For diversity enthusiasts, the crowd on and around the Statue of Liberty on a recent Sunday looked like the United Nations General Assembly out for a stroll sans diplomatic garb. Most, if not all races, seen and many languages overheard, women and girls in outfits from chadors to yoga pants and crop tops, men and boys in baggy shorts and T-shirts advertising everything from antique rock n’roll groups to billion-dollar sports franchises. More than a few males and females mistook flip-flops for footwear. Tattoos everywhere.
Attire notwithstanding, there was something heartening in feeling, apparently, along with so many others, the grand statue’s magnetism. The great American flag over the walkway leading from the ferry landing toward that iconic structure waved gently in affirmation. E Pluribus unum a reality.
Yet something was amiss. The new museum on Bedloe’s tiny island (now Liberty Island) neatly summarized how the Statute of Liberty came to be but not entirely why it was possible only in America. Not entirely why the multifarious visitors—especially all the U.S. citizens among them, native- and foreign-born alike—were individuals free and equal, possessing unalienable rights.

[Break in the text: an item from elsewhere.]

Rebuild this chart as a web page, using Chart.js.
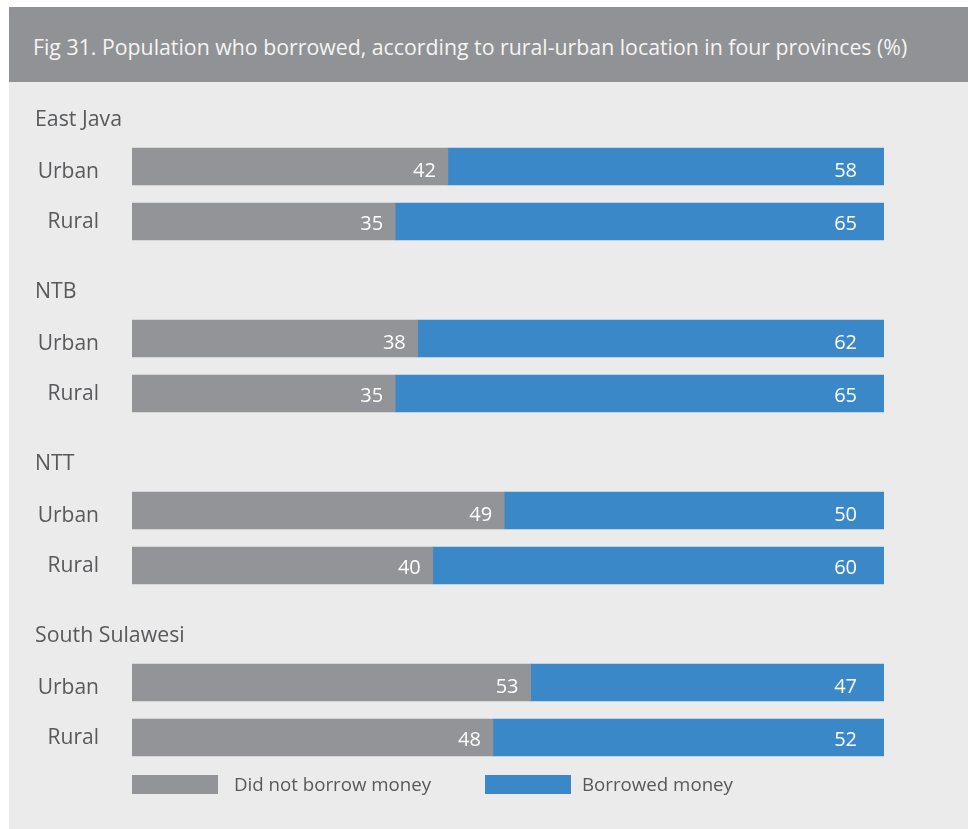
<!DOCTYPE html>
<html>
<head>
<meta charset="utf-8">
<script src="https://cdn.jsdelivr.net/npm/chart.js@4"></script>
<style>
    body { margin: 0; background: #fff; font-family: "Open Sans", sans-serif; }
    .header {
        position: absolute; left: 9px; top: 7px; width: 959px; height: 75px;
        background: #919295; color: #f4f4f4; font-size: 21.3px;
        line-height: 79px; padding-left: 24px; box-sizing: border-box;
    }
    .panel { position: absolute; left: 9px; top: 82px; width: 959px; height: 747px; background: #ebebeb; }
</style>
</head>
<body>
<div class="header">Fig 31. Population who borrowed, according to rural-urban location in four provinces (%)</div>
<div class="panel"><canvas id="barChart" width="959" height="747"></canvas></div>
<script>
const provinces = ['East Java', 'NTB', 'NTT', 'South Sulawesi'];
const locations = ['Urban', 'Rural'];
const notBorrowed = [42, 35, 38, 35, 49, 40, 53, 48];
const borrowed = [58, 65, 62, 65, 50, 60, 47, 52];
const seriesNames = ['Did not borrow money', 'Borrowed money'];

const grey = '#939497';
const blue = '#3a88c8';
const textColor = '#58595b';

// row layout in "row units": one unit between urban and rural
const groupStep = 172 / 55;
function rowPos(i) {
    return Math.floor(i / 2) * groupStep + (i % 2);
}

function share(a, b, i) {
    return a[i] / (a[i] + b[i]) * 100;
}

const greyData = notBorrowed.map((v, i) => ({ x: share(notBorrowed, borrowed, i), y: rowPos(i) }));
const blueData = borrowed.map((v, i) => ({ x: share(borrowed, notBorrowed, i), y: rowPos(i) }));

const labelsPlugin = {
    id: 'labels',
    afterDatasetsDraw(chart) {
        const c = chart.ctx;
        const yScale = chart.scales.y;
        const raw = [notBorrowed, borrowed];
        c.save();
        c.textBaseline = 'alphabetic';

        // values inside the bars
        c.font = '20px "Open Sans"';
        c.fillStyle = '#ffffff';
        c.textAlign = 'right';
        chart.data.datasets.forEach((ds, d) => {
            chart.getDatasetMeta(d).data.forEach((bar, i) => {
                c.fillText(raw[d][i], bar.x - (d === 0 ? 12 : 27), bar.y + (i % 2 ? 8.5 : 10));
            });
        });

        // row names
        c.font = '21px "Open Sans"';
        c.fillStyle = textColor;
        notBorrowed.forEach((v, i) => {
            c.fillText(locations[i % 2], 90, yScale.getPixelForValue(rowPos(i)) + (i % 2 ? 6.5 : 11));
        });

        // province titles
        c.font = '21.3px "Open Sans"';
        c.textAlign = 'left';
        provinces.forEach((p, g) => {
            c.fillText(p, 26, yScale.getPixelForValue(g * groupStep) - 41);
        });

        // legend
        c.font = '18.7px "Open Sans"';
        c.textBaseline = 'middle';
        const legendY = 702;
        const legendX = [123, 476];
        chart.data.datasets.forEach((ds, d) => {
            c.fillStyle = ds.backgroundColor;
            c.fillRect(legendX[d], legendY - 9, 86, 19);
            c.fillStyle = textColor;
            c.fillText(ds.label, legendX[d] + 102 - (d === 1 ? 5 : 0), legendY + 1.5);
        });
        c.restore();
    }
};

new Chart(document.getElementById('barChart'), {
    type: 'bar',
    data: {
        datasets: [
            { label: seriesNames[0], data: greyData, backgroundColor: grey, barThickness: 37 },
            { label: seriesNames[1], data: blueData, backgroundColor: blue, barThickness: 37 }
        ]
    },
    options: {
        indexAxis: 'y',
        responsive: false,
        animation: false,
        layout: { padding: { left: 123, right: 84, top: 2, bottom: 57.5 } },
        plugins: {
            legend: { display: false },
            tooltip: { enabled: false }
        },
        scales: {
            x: { type: 'linear', min: 0, max: 100, stacked: true, display: false },
            y: { type: 'linear', reverse: true, min: -1.5, max: 11, offset: false, stacked: true, display: false }
        }
    },
    plugins: [labelsPlugin]
});
</script>
</body>
</html>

There are films and exhibits, some interactive enough to enable tourists to post selfies and visually include themselves (temporarily) in a large wall screen mosaic of the American immigrant epic. From French poet and anti-slavery activist Edouard de Laboulaye’s 1865 proposal for a gigantic monument to commemorate Franco-American ties and, with the Union victory in the Civil War, abolition of slavery in the United States, to the 1886 dedication of sculptor Frederic Auguste Bartholdi’s colossus of creative engineering, Liberty Enlightening the World, the exhibition educates painlessly.
But it doesn’t quite explain. Why was it that only in America, in the 5,000-plus years of recorded human history, would the idea of a republic—through sometimes painful, bloody extensions epitomized by the War Between the States—come to be? A republic in which “all Men are created equal, and endowed by their Creator with certain unalienable Rights, and among these are Life, Liberty and the Pursuit of Happiness.”
The modernist museum covers 26,000 square feet and cost more than $70 million. It was funded by corporate-entertainment luminaries, including Diane von Furstenberg, Michael Bloomberg, Jeff Bezos, Coca-Cola, NBCUniversal, the Tisch family, Mellody Hobson, and George Lucas, and opened in 2019.
It properly focuses on America as a nation of immigrants, all kinds of immigrants—Ellis Island lies nearby. Displays nod to contemporary sensibilities about diversity and inclusion. But, with 14 percent of the United States’ 330-million-plus people foreign-born, they don’t specify why this country continues to attract tens of millions of immigrants, welcoming newcomers on a scale no other nation has.
They don’t dare because the answer would start with dead, white, English-speaking males.
From 1215, when English barons imposed the Magna Carta on King John, through the Civil War of 1642 – 1651 between royalists and parliamentarians to New England’s revolutionary secession from Old England in 1776, an unprecedented set of beliefs and values took root in the Old and especially New England. They guided the development of the United States.
These beliefs would be summarized by Abraham Lincoln’s assertion that the American Civil War was about government for, of, and by the people. That is, from the bottom up, from individuals with inherent rights, not top-down by kings, clergy, or bosses with the privilege of ultimate authority.
These values and beliefs were not and—looking at today’s China, Russia, Iran, North Korea and their clients—self-evident. They do not come e pluribus. Instead, they originate in the interplay, sometimes clashing, of ideas from thinkers and doers, including John Locke, David Hume, Adam Smith, Edmund Burke, Thomas Paine, Thomas Jefferson, George Washington, James Madison, and Lincoln.
They underlay an Anglo-Protestant civic culture. This unum was well-versed in the Hebrew Bible and seeded in town meetings, reflecting the Scottish Presbyterian churches in their horizontal structure of authority. Historian Arthur Herman makes a sweeping, often justified claim for this origin story in How the Scots Invented the Modern World; The True Story of How Western Europe’s Poorest Nation Created Our World & Everything In It, a 2001 best-seller.
The Statue of Liberty stands on such ideas and draws millions of immigrants and millions of visitors because of them. These quite particular ideas, where they came from, and the men behind them ought to be specified in a display or two at the Liberty Museum.